Inspired by the buggy nature that campfires appear to show, I decided to test their properties.
This testing was done using a clean copy of DF 0.47.05 with no DFHack or any other modification
A small world was generated for 125 years of history. 40 artifacts and plenty of necromancer towers.
I have split my results into three categories using a Q/A style format. The categories are:
Placement
Q: Can a campfire be placed on a tile occupied by a creature?
A: Yes. Although the campfire is a movement-blocking tile, the menu still gives you the option
Q: Can a campfire be placed on furniture?
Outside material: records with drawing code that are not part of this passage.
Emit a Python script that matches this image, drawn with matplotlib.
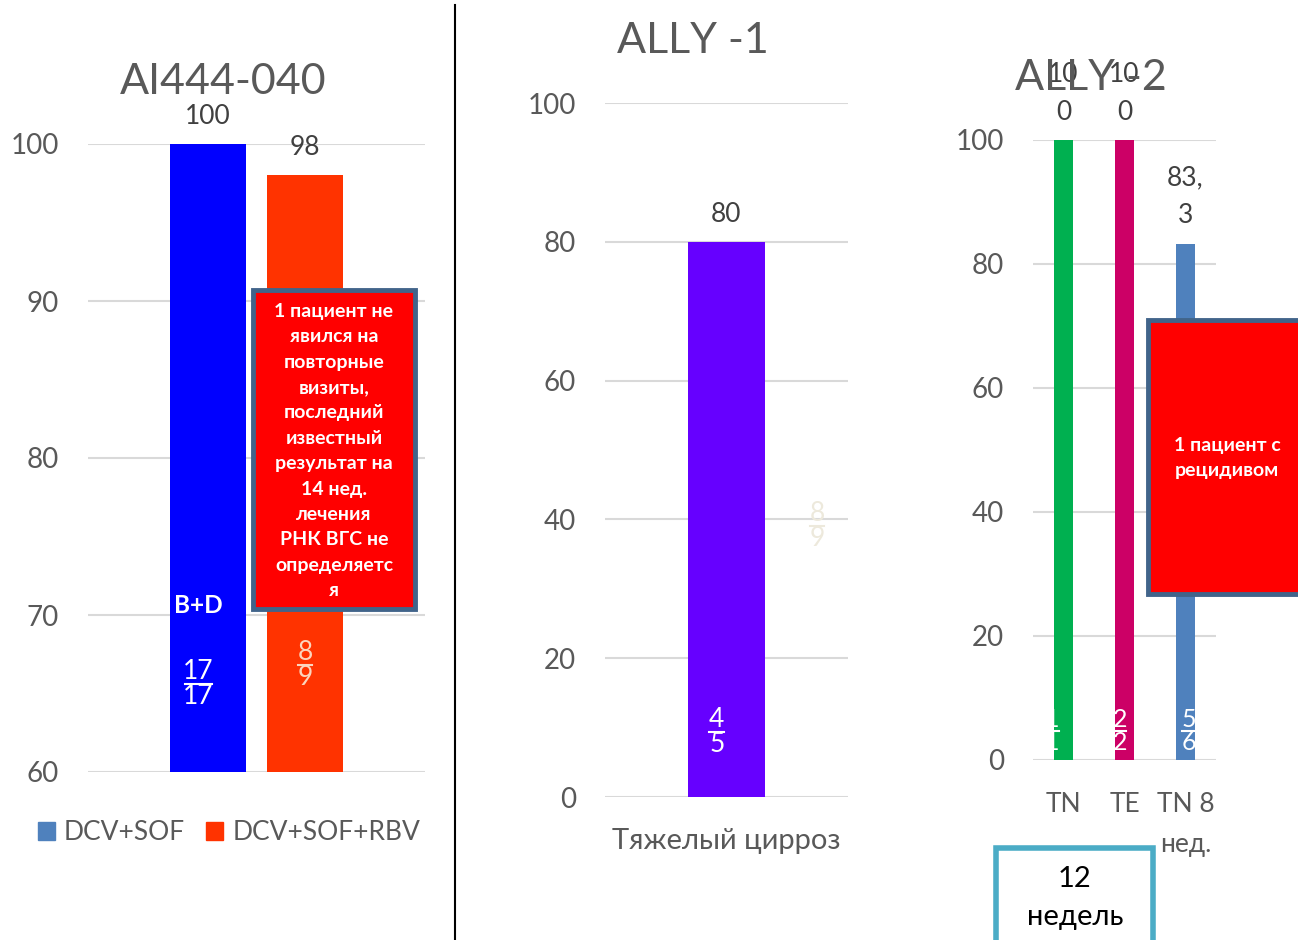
import matplotlib.pyplot as plt
from matplotlib.patches import Patch, Rectangle
from matplotlib.lines import Line2D

plt.rcParams['font.family'] = ['Lato', 'DejaVu Sans']

# === Data ===
ai_series = ["DCV+SOF", "DCV+SOF+RBV"]
ai_values = [100, 98]
ai_colors = ["#0000ff", "#ff3300"]
ai_legend_colors = ["#4f81bd", "#ff3300"]
ai_fracs = [("17", "17"), ("8", "9")]

ally1_cats = ["Тяжелый цирроз"]
ally1_values = [80]
ally1_frac = ("4", "5")

ally2_cats = ["TN", "TE", "TN 8\nнед."]
ally2_values = [100, 100, 83.3]
ally2_labels = ["10\n0", "10\n0", "83,\n3"]
ally2_colors = ["#00b050", "#cc0066", "#4f81bd"]
ally2_fracs = [("1", "1"), ("2", "2"), ("5", "6")]

grid_c = "#d9d9d9"
txt_c = "#595959"
lab_c = "#404040"

fig = plt.figure(figsize=(12.98, 9.4), dpi=100)
W, H = 1298, 940


def px_axes(x0, y_top, x1, y_bot):
    return fig.add_axes([x0 / W, 1 - y_bot / H, (x1 - x0) / W, (y_bot - y_top) / H])


def style(ax, ticks):
    ax.set_yticks(ticks)
    ax.yaxis.grid(True, color=grid_c, lw=1.5)
    ax.set_axisbelow(True)
    for s in ax.spines.values():
        s.set_visible(False)
    ax.tick_params(axis="y", length=0, pad=21, labelsize=20, labelcolor=txt_c)
    ax.tick_params(axis="x", length=0, pad=23, labelsize=19, labelcolor=txt_c)


def fraction(ax, x, y_line, num, den, color, size, half=0.12):
    ax.text(x, y_line, num, ha="center", va="bottom", color=color, fontsize=size)
    ax.text(x, y_line, den, ha="center", va="top", color=color, fontsize=size)
    ax.plot([x - half, x + half], [y_line, y_line], color=color, lw=1.5)


# === 1. AI444-040 ===
ax1 = px_axes(88, 144, 425, 772)
xs = [0, 1]
ax1.bar(xs, ai_values, width=0.78, color=ai_colors)
ax1.set_ylim(60, 100)
ax1.set_xlim(-1.237, 2.237)
style(ax1, [60, 70, 80, 90, 100])
ax1.set_xticks([])
for x, v in zip(xs, ai_values):
    ax1.annotate(str(v), (x, v), xytext=(0, 11), textcoords="offset points",
                 ha="center", va="bottom", fontsize=19, color=lab_c, annotation_clip=False)
ax1.set_title("AI444-040", fontsize=31, color=txt_c, pad=36, x=0.40)
fraction(ax1, -0.1, 65.6, *ai_fracs[0], "white", 19, half=0.14)
fraction(ax1, 1.0, 66.8, *ai_fracs[1], "#fbd4bd", 19, half=0.07)
ax1.text(-0.1, 70.6, "B+D", ha="center", va="center", color="white",
         fontsize=17.5, fontweight="bold")

fig.legend(handles=[Patch(color=c, label=l) for c, l in zip(ai_legend_colors, ai_series)],
           loc="center", bbox_to_anchor=(229 / W, 1 - 833 / H), ncol=2, frameon=False,
           fontsize=19, handlelength=0.65, handleheight=0.65, handletextpad=0.35,
           columnspacing=0.8, labelcolor=txt_c)

# annotation box 1
fig.add_artist(Rectangle((253 / W, 1 - 609 / H), 162 / W, 319 / H, transform=fig.transFigure,
                         facecolor="#ff0000", edgecolor="#41648a", lw=3.5))
fig.text(334 / W, 1 - 451 / H,
         "1 пациент не\nявился на\nповторные\nвизиты,\nпоследний\nизвестный\nрезультат на\n"
         "14 нед.\nлечения\nРНК ВГС не\nопределяетс\nя",
         ha="center", va="center", color="white", fontsize=14, fontweight="bold",
         linespacing=1.6)

# === 2. ALLY -1 ===
ax2 = px_axes(605, 103, 848, 797)
ax2.bar([0], ally1_values, width=0.317, color="#6600ff")
ax2.set_ylim(0, 100)
ax2.set_xlim(-0.5, 0.5)
style(ax2, range(0, 101, 20))
ax2.set_xticks([0])
ax2.set_xticklabels(ally1_cats, fontsize=21)
ax2.tick_params(axis="x", pad=22)
ax2.annotate(str(ally1_values[0]), (0, ally1_values[0]), xytext=(0, 11), textcoords="offset points",
             ha="center", va="bottom", fontsize=19, color=lab_c)
ax2.set_title("ALLY -1", fontsize=31, color=txt_c, pad=36, x=0.362)
fraction(ax2, -0.04, 9.4, *ally1_frac, "white", 19, half=0.03)
fraction(ax2, 0.372, 39.0, "8", "9", "#ede9dc", 19, half=0.03)

# === 3. ALLY -2 ===
ax3 = px_axes(1033, 140, 1216, 760)
xs3 = [0, 1, 2]
ax3.bar(xs3, ally2_values, width=0.31, color=ally2_colors)
ax3.set_ylim(0, 100)
ax3.set_xlim(-0.5, 2.5)
style(ax3, range(0, 101, 20))
ax3.set_xticks(xs3)
ax3.set_xticklabels(ally2_cats, linespacing=1.75)
ax3.get_xticklabels()[0].set_x(-0.12)
for x, v, l in zip(xs3, ally2_values, ally2_labels):
    ax3.annotate(l, (x, v), xytext=(0, 11), textcoords="offset points", ha="center",
                 va="bottom", fontsize=19, color=lab_c, linespacing=1.65, annotation_clip=False)
ax3.set_title("ALLY -2", fontsize=31, color=txt_c, pad=36, x=0.317)
for x, (n, d), dx in zip(xs3, ally2_fracs, [-0.18, -0.07, 0.05]):
    fraction(ax3, x + dx, 4.7, n, d, "white", 18, half=0.1)

fig.add_artist(Rectangle((1148 / W, 1 - 594 / H), 170 / W, 274 / H, transform=fig.transFigure,
                         facecolor="#ff0000", edgecolor="#41648a", lw=3.5, clip_on=False))
fig.text(1227 / W, 1 - 458 / H, "1 пациент с\nрецидивом", ha="center", va="center",
         color="white", fontsize=14, fontweight="bold", linespacing=1.52)

fig.add_artist(Rectangle((996 / W, -0.02), 157 / W, (H - 848) / H + 0.02,
                         transform=fig.transFigure, facecolor="white",
                         edgecolor="#4bacc6", lw=4))
fig.text(1075 / W, 1 - 898 / H, "12\nнедель", ha="center", va="center",
         color="black", fontsize=21, linespacing=1.58)

# separator
fig.add_artist(Line2D([455 / W, 455 / W], [0, 1 - 5 / H], color="black", lw=1.5))

plt.savefig("out.png", dpi=100)
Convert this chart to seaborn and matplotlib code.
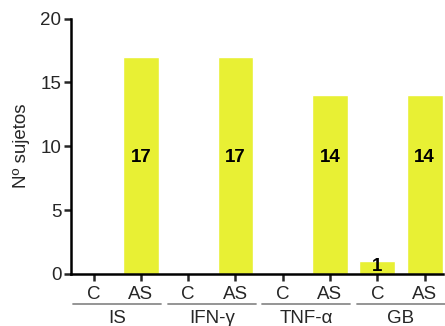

A: Yes. Tested with doors, cabinets, slabs, statues, workshops, altars, display cabinets, and pedestals. Even if the furniture tile blocks movement, a campfire can be placed there
Q: Can a campfire be placed on constructed floors?
A: No. Campfires appear to need pure ground. Constructions of any kind block campfire placement.
Q: Can a campfire be placed on ice?
A: Yes, although it doesn't melt the ice like one would expect.
Q: Can a campfire be placed on leaves?
A: No. It appears that campfires need solid, non-modified ground to be placed on
Q: Can a campfire be placed on slopes?
A: Sadly, no
Movement
Q: Can you move into a campfire in any way?
A: Yes. By jumping or falling into it, you can land on it. It has no negative effects however.
Q: Can other creatures move into campfires?
A: No. You can trap other creatures in campfires too, but it causes some serious lag.
Q: Can you or other creatures dodge into campfires?
A: Yes. Like before, no ill effect
Interaction
Q: Can campfires destroy items when dropped into them?
A: Yes. Any item that gets dropped into one gets destroyed.
Q: What about decorated items?
A: I dropped a sock with a sewn image on one, and it disappeared. Likewise, I also dropped a heavily decorated steel mace on it and it too disappeared.
Q: What about furniture items?
A: I toppled a statue and dropped it onto the campfire. Nothing can survive the awesome power of the campfire.
Q: What about corpses?
A: I disposed of a local monk and threw him into the campfire. His remains disappeared instantly. More science will be required to see if he disappears in legends.
Q: What about items thrown from a height?
A: It works the same way as dropping while standing on the campfire.
Q: What about artifacts?
A: Here's where it gets interesting. From my testing, all artifacts that fall into the campfire are destroyed. Here's how I know.
I found a necromancer tower, and slaughtered it's undead defenders. It so happens that the tower contained the original secrets slab artifact created by the deities themselves. I learned the secrets of life and death from it, then tossed it into the campfire. When I went to Look at it, the slab was gone. I repeated this test with other unique copies of books, which all disappeared. Finally, I tried it out with a bone decorated mug from a nearby human village, and it too vanished. Looking at legends, the history of the artifacts end lines like ""Tombsbury the Phantom of Skulls was destroyed in Pillarplane."
In conclusion, campfires are impassable constructed floor tiles that ignore furniture placement and destroy any item thrown into them. It doesn't spread it's heat downwards into the floor, and shields all other creatures from harm with some kind of magic.